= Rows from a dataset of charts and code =
>> begin
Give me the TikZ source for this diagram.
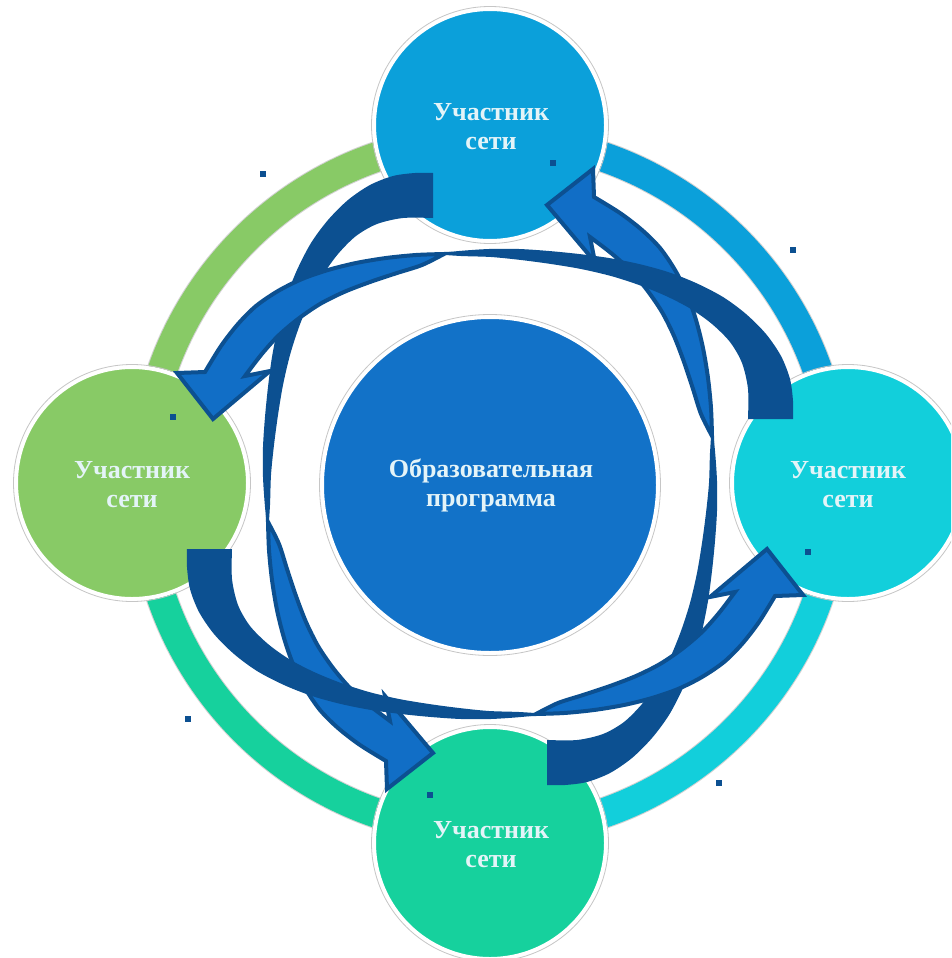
\documentclass[tikz,border=0pt]{standalone}
\usepackage{fontspec}
\setmainfont{Liberation Serif}
\definecolor{cTop}{RGB}{11,160,218}
\definecolor{cRight}{RGB}{18,207,219}
\definecolor{cBot}{RGB}{22,209,157}
\definecolor{cLeft}{RGB}{136,202,102}
\definecolor{cCenter}{RGB}{18,114,200}
\definecolor{cDark}{RGB}{12,80,145}
\definecolor{cLight}{RGB}{17,110,198}
\definecolor{cText}{RGB}{228,244,248}
\tikzset{
  member/.style={circle, draw=white, line width=4, minimum size=232, inner sep=0},
  label/.style={text=cText, align=center, font=\fontsize{26}{29}\selectfont\bfseries},
  ringpart/.style={line width=29.5},
  dot/.style={fill=cDark},
  backband/.style={fill=cDark},
  frontarrow/.style={fill=cLight, draw=cDark, line width=4, line join=miter},
}
\newcommand\myribbon{%
  \path[backband] plot[smooth] coordinates {(433,173) (415,173) (393,176) (370,185) (348,200) (328,220) (311,243) (297,270) (286,298) (278,327) (272,357) (268,387) (265,417) (263,447) (263,477) (265,507) (268,535)}
   -- plot[smooth] coordinates {(268,535) (270,505) (271,475) (274,445) (278,415) (283,385) (290,355) (299,327) (310,300) (323,275) (338,254) (356,236) (377,224) (403,218) (433,218)} -- cycle;
  \path[frontarrow] plot[smooth] coordinates {(268,522) (269,550) (272,580) (277,610) (284,638) (293,664) (305,688) (320,710) (338,728) (360,745) (386,761)}
   -- (387,789) -- (433,753) -- (385,696)
   -- plot[smooth] coordinates {(390,721) (369,705) (350,688) (333,668) (318,646) (306,622) (296,596) (287,569) (279,544) (268,522)} -- cycle;
}
\begin{document}
\begin{tikzpicture}[x=1pt,y=-1pt]
\useasboundingbox (0,0) rectangle (951,958);
\clip (0,0) rectangle (951,958);
\fill[white] (0,0) rectangle (951,958);
% ring
\coordinate (c) at (490,485);
\draw[gray!35, line width=31.5] (c) circle (347);
\draw[ringpart, cRight] (c) ++(0:347) arc[start angle=0, end angle=90, radius=347];
\draw[ringpart, cBot] (c) ++(90:347) arc[start angle=90, end angle=180, radius=347];
\draw[ringpart, cLeft] (c) ++(180:347) arc[start angle=180, end angle=270, radius=347];
\draw[ringpart, cTop] (c) ++(270:347) arc[start angle=270, end angle=360, radius=347];
% circles
\node[member, fill=cTop] (top) at (490,125) {};
\node[member, fill=cLeft] (left) at (132,483) {};
\node[member, fill=cRight] (right) at (848,483) {};
\node[member, fill=cBot] (bottom) at (490,843) {};
\node[member, fill=cCenter, minimum size=336] (center) at (490,485) {};
\foreach \n/\r in {top/118.5, left/118.5, right/118.5, bottom/118.5, center/170.5}
  \draw[gray!45, line width=0.8] (\n.center) circle (\r);
\node[label] (ttop) at (491,127) {Участник\\сети};
\node[label] (tleft) at (132,485) {Участник\\сети};
\node[label] (tright) at (848,485) {Участник\\сети};
\node[label] (tbot) at (491,845) {Участник\\сети};
\node[label] (tcenter) at (491,485) {Образовательная\\программа};
% arrows
\begin{scope}[shift={(490,485)}, rotate=0, shift={(-490,-485)}] \myribbon \end{scope}
\begin{scope}[shift={(490,473)}, rotate=180, shift={(-490,-485)}] \myribbon \end{scope}
\begin{scope}[shift={(499,492)}, rotate=90, shift={(-490,-485)}] \myribbon \end{scope}
\begin{scope}[shift={(481,476)}, rotate=270, shift={(-490,-485)}] \myribbon \end{scope}
% small squares
\foreach \x/\y in {263/174, 553/163, 793/250, 173/417, 808/552, 188/719, 430/795, 719/783}
  \fill[dot] (\x-3,\y-3) rectangle +(6,6);
\end{tikzpicture}
\end{document}
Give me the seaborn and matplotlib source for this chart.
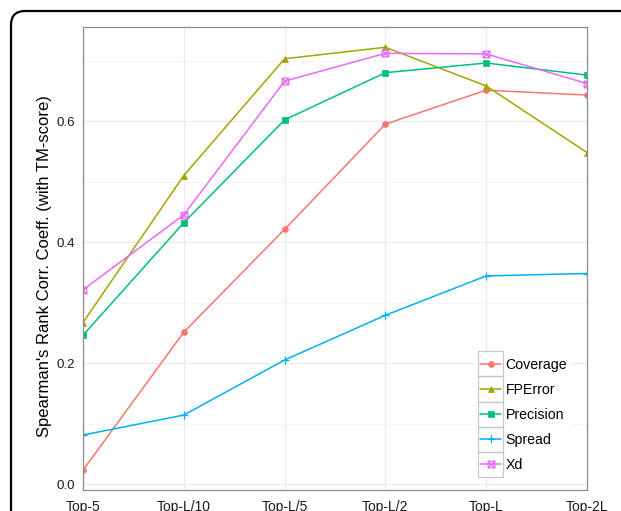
import numpy as np
import pandas as pd
import matplotlib
matplotlib.use("Agg")
import matplotlib.pyplot as plt
from matplotlib.path import Path
from matplotlib.patches import FancyBboxPatch, Rectangle
from matplotlib.transforms import IdentityTransform
import seaborn as sns

# ---- data -------------------------------------------------------------
categories = ["Top-5", "Top-L/10", "Top-L/5", "Top-L/2", "Top-L", "Top-2L"]
coverage = [0.023, 0.251, 0.421, 0.595, 0.651, 0.643]
fperror = [0.267, 0.510, 0.703, 0.722, 0.658, 0.548]
precision = [0.246, 0.432, 0.602, 0.680, 0.696, 0.676]
spread = [0.081, 0.114, 0.205, 0.279, 0.344, 0.348]
xd = [0.321, 0.445, 0.666, 0.712, 0.711, 0.662]

series_names = ["Coverage", "FPError", "Precision", "Spread", "Xd"]
series_values = [coverage, fperror, precision, spread, xd]
y_ticks = [0.0, 0.2, 0.4, 0.6]
y_label = "Spearman's Rank Corr. Coeff. (with TM-score)"

# ---- styling ----------------------------------------------------------
sns.set_style("white")
plt.rcParams["font.family"] = ["Liberation Sans", "DejaVu Sans"]

colors = ["#F8766D", "#A3A500", "#00BF7D", "#00B0F6", "#E76BF3"]

# square with a cross inside
box_cross = Path(
    [(-1, -1), (1, -1), (1, 1), (-1, 1), (-1, -1),
     (-1, -1), (1, 1), (-1, 1), (1, -1)],
    [Path.MOVETO, Path.LINETO, Path.LINETO, Path.LINETO, Path.CLOSEPOLY,
     Path.MOVETO, Path.LINETO, Path.MOVETO, Path.LINETO],
)
marker_specs = [
    dict(marker="o", markersize=4.2, filled=True),
    dict(marker="^", markersize=5.0, filled=True),
    dict(marker="s", markersize=4.0, filled=True),
    dict(marker="+", markersize=6.0, filled=False),
    dict(marker=box_cross, markersize=4.8, filled=False),
]

W, H, DPI = 621, 511, 100
fig = plt.figure(figsize=(W / DPI, H / DPI), dpi=DPI)
fig.patch.set_facecolor("white")

left, right, top, bottom = 83, 587, 26.7, 490
ax = fig.add_axes([left / W, 1 - bottom / H, (right - left) / W, (bottom - top) / H])

df = pd.DataFrame({
    "cat": np.tile(categories, len(series_names)),
    "pos": np.tile(np.arange(len(categories)), len(series_names)),
    "value": np.concatenate(series_values),
    "series": np.repeat(series_names, len(categories)),
})

handles = []
for name, color, spec in zip(series_names, colors, marker_specs):
    sub = df[df["series"] == name]
    sns.lineplot(data=sub, x="pos", y="value", ax=ax, color=color,
                 linewidth=1.1, marker=spec["marker"],
                 markersize=spec["markersize"], legend=False)
    line = ax.lines[-1]
    line.set_markeredgecolor(color)
    line.set_markerfacecolor(color if spec["filled"] else "none")
    line.set_markeredgewidth(0.9 if not spec["filled"] else 0.5)
    line.set_label(name)
    handles.append(line)

# axes limits & ticks
ax.set_xlim(0, len(categories) - 1)
ax.set_ylim(-0.0099, 0.756)
ax.set_xticks(np.arange(len(categories)))
ax.set_xticklabels(categories)
ax.set_yticks(y_ticks)
ax.set_yticklabels([f"{t:.1f}" for t in y_ticks])
ax.set_yticks([0.1, 0.3, 0.5, 0.7], minor=True)
ax.set_xlabel("")
ax.set_ylabel(y_label, fontsize=12, color="black")
ax.yaxis.set_label_coords(-0.061, 0.4835)

ax.tick_params(axis="both", which="major", direction="out", length=4,
               width=0.8, color="#333333", labelcolor="#1a1a1a")
ax.tick_params(axis="y", which="major", labelsize=9.6, pad=2)
ax.tick_params(axis="x", which="major", labelsize=10, pad=3.5)
ax.tick_params(axis="y", which="minor", length=0)

ax.grid(True, which="major", color="#EBEBEB", linewidth=0.8)
ax.grid(True, which="minor", axis="y", color="#F2F2F2", linewidth=0.6)
ax.set_axisbelow(True)
for sp in ax.spines.values():
    sp.set_visible(True)
    sp.set_color("#8c8c8c")
    sp.set_linewidth(0.9)

# legend inside the panel, bottom-right
leg = ax.legend(handles=handles, labels=series_names,
                loc="lower right", bbox_to_anchor=(0.969, 0.029),
                frameon=True, fancybox=False, framealpha=1,
                facecolor="white", edgecolor="none",
                fontsize=10.2, handlelength=1.5, handletextpad=0.3,
                labelspacing=0.785, borderpad=0.3, borderaxespad=0)
for t in leg.get_texts():
    t.set_color("black")

# grey boxes around each legend key
fig.canvas.draw()
for ln in leg.get_lines():
    pts = ln.get_transform().transform(ln.get_xydata())
    x0, x1 = pts[:, 0].min(), pts[:, 0].max()
    yc = pts[:, 1].mean()
    bw, bh = (x1 - x0) + 4, 25.2
    fig.patches.append(Rectangle((x0 - 2, yc - bh / 2), bw, bh,
                                 transform=IdentityTransform(), fill=False,
                                 edgecolor="#c8c8c8", linewidth=0.9,
                                 figure=fig))

# rounded outer frame
frame = FancyBboxPatch((11, -40), 680, 540,
                       boxstyle="round,pad=0,rounding_size=14",
                       transform=IdentityTransform(), fill=False,
                       edgecolor="black", linewidth=1.6, figure=fig)
fig.patches.append(frame)

fig.savefig("out.png", dpi=DPI)
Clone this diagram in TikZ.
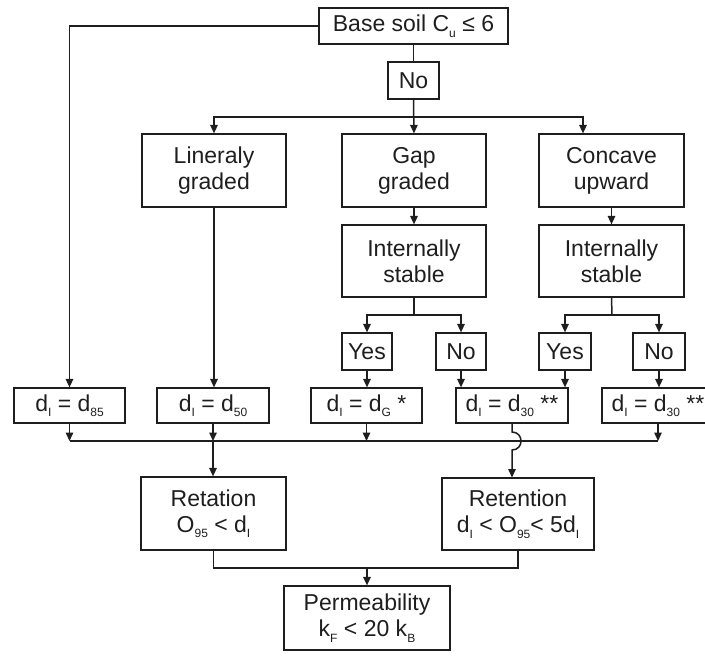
\documentclass[tikz,border=0pt]{standalone}
\usepackage{fontspec}
\setmainfont{Liberation Sans}
\usetikzlibrary{arrows.meta}
\definecolor{ink}{HTML}{1E1E1E}
% small lowered index used in the formulas
\newcommand{\lo}[1]{\raisebox{-0.45ex}{\fontsize{12}{12}\selectfont #1}}

\begin{document}
\begin{tikzpicture}[x=1pt,y=-1pt,
  box/.style={draw=ink, line width=1.2pt, inner sep=0pt, align=center,
              font=\fontsize{23}{26}\selectfont, text=ink},
  link/.style={draw=ink, line width=1.5pt},
  arr/.style={link, -{Triangle[length=8.5pt,width=7.5pt]}}]
\clip (0,0) rectangle (705,657);

% top of the chart
\node[box, minimum width=189pt, minimum height=36pt] (base) at (413.5,26) {Base soil C\lo{u} ≤ 6};
\node[box, minimum width=51pt, minimum height=37pt] (no0) at (413.5,80.5) {No};

% gradation classes
\node[box, minimum width=144pt, minimum height=73pt] (lin)  at (214,170.5) {Lineraly\\graded};
\node[box, minimum width=144pt, minimum height=73pt] (gap)  at (414,170.5) {Gap\\graded};
\node[box, minimum width=145pt, minimum height=73pt] (conc) at (611.5,170.5) {Concave\\upward};

% stability checks
\node[box, minimum width=144pt, minimum height=72pt] (is1) at (414,261) {Internally\\stable};
\node[box, minimum width=145pt, minimum height=72pt] (is2) at (611.5,261) {Internally\\stable};

\node[box, minimum width=50pt, minimum height=37pt] (yes1) at (367,351.5) {Yes};
\node[box, minimum width=50pt, minimum height=37pt] (no1)  at (461,351.5) {No};
\node[box, minimum width=52pt, minimum height=37pt] (yes2) at (565,351.5) {Yes};
\node[box, minimum width=52pt, minimum height=37pt] (no2)  at (659,351.5) {No};

% indicative grain sizes
\node[box, minimum width=111pt, minimum height=35pt] (d85) at (69.5,405.5) {d\lo{I} = d\lo{85}};
\node[box, minimum width=112pt, minimum height=35pt] (d50) at (213,405.5) {d\lo{I} = d\lo{50}};
\node[box, minimum width=111pt, minimum height=35pt] (dG)  at (366.5,405.5) {d\lo{I} = d\lo{G} *};
\node[box, minimum width=112pt, minimum height=35pt] (d30a) at (512,405.5) {d\lo{I} = d\lo{30} **};
\node[box, minimum width=112pt, minimum height=35pt] (d30b) at (658,405.5) {d\lo{I} = d\lo{30} **};

% criteria
\node[box, minimum width=145pt, minimum height=73pt] (ret1) at (213.5,513.5) {Retation\\O\lo{95} < d\lo{I}};
\node[box, minimum width=152pt, minimum height=72pt] (ret2) at (518,514) {Retention\\d\lo{I} < O\lo{95}< 5d\lo{I}};
\node[box, minimum width=166pt, minimum height=64pt] (perm) at (367,618) {Permeability\\k\lo{F} < 20 k\lo{B}};

% junction points
\coordinate (s1) at (414,117);
\coordinate (s2) at (414,315);
\coordinate (s3) at (612,315);
\coordinate (bl) at (69.5,441);
\coordinate (br) at (658,441);
\coordinate (mg) at (367,568);

% connectors
\draw[arr] (base.west) -| (d85.north);
\draw[link] (base.south) -- (no0.north);
\draw[arr] (no0.south) -- (gap.north);
\draw[arr] (s1) -| (lin.north);
\draw[arr] (s1) -| ([xshift=-28.5pt]conc.north);
\draw[arr] (lin.south) -- (lin.south |- d50.north);
\draw[arr] (gap.south) -- (is1.north);
\draw[arr] (conc.south) -- (is2.north);

\draw[link] (is1.south) -- (s2);
\draw[arr] (s2) -| (yes1.north);
\draw[arr] (s2) -| (no1.north);
\draw[link] (is2.south) -- (s3);
\draw[arr] (s3) -| (yes2.north);
\draw[arr] (s3) -| (no2.north);

\draw[arr] (yes1.south) -- (yes1.south |- dG.north);
\draw[arr] (no1.south) -- (no1.south |- d30a.north);
\draw[arr] (yes2.south) -- (yes2.south |- d30a.north);
\draw[arr] (no2.south) -- (no2.south |- d30b.north);

% collecting line under the grain sizes
\draw[link] (bl) -- (br);
\draw[arr] (d85.south) -- (bl);
\draw[arr] (d50.south) -- (d50.south |- bl);
\draw[arr] (dG.south) -- (dG.south |- bl);
\draw[arr] (d30b.south) -- (br);
\draw[arr] (d50.south |- bl) -- (d50.south |- ret1.north);

% line hop over the collecting line
\draw[arr] (d30a.south) -- (512,432)
  .. controls (524,432) and (524,450) .. (512,450)
  -- (512,477.5);

% joining the two criteria
\draw[link] (ret1.south) |- (mg) -| (ret2.south);
\draw[arr] (mg) -- (perm.north);
\end{tikzpicture}
\end{document}
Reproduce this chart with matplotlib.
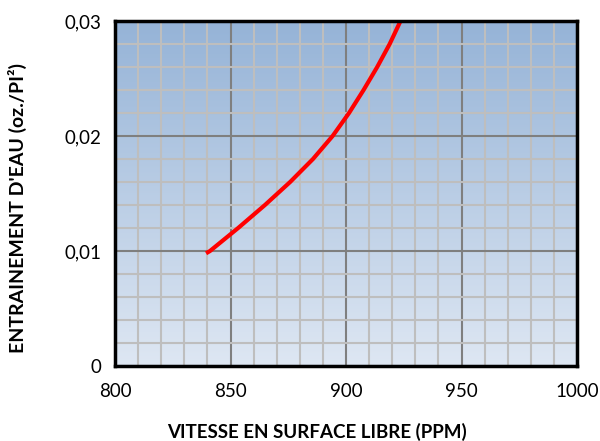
>> end
= Given task =
Look for the word "with" in every line of the listing and copy the lines that have it.

= Correct response =
y_label = "Spearman's Rank Corr. Coeff. (with TM-score)"
# square with a cross inside
Reproduce this chart with matplotlib.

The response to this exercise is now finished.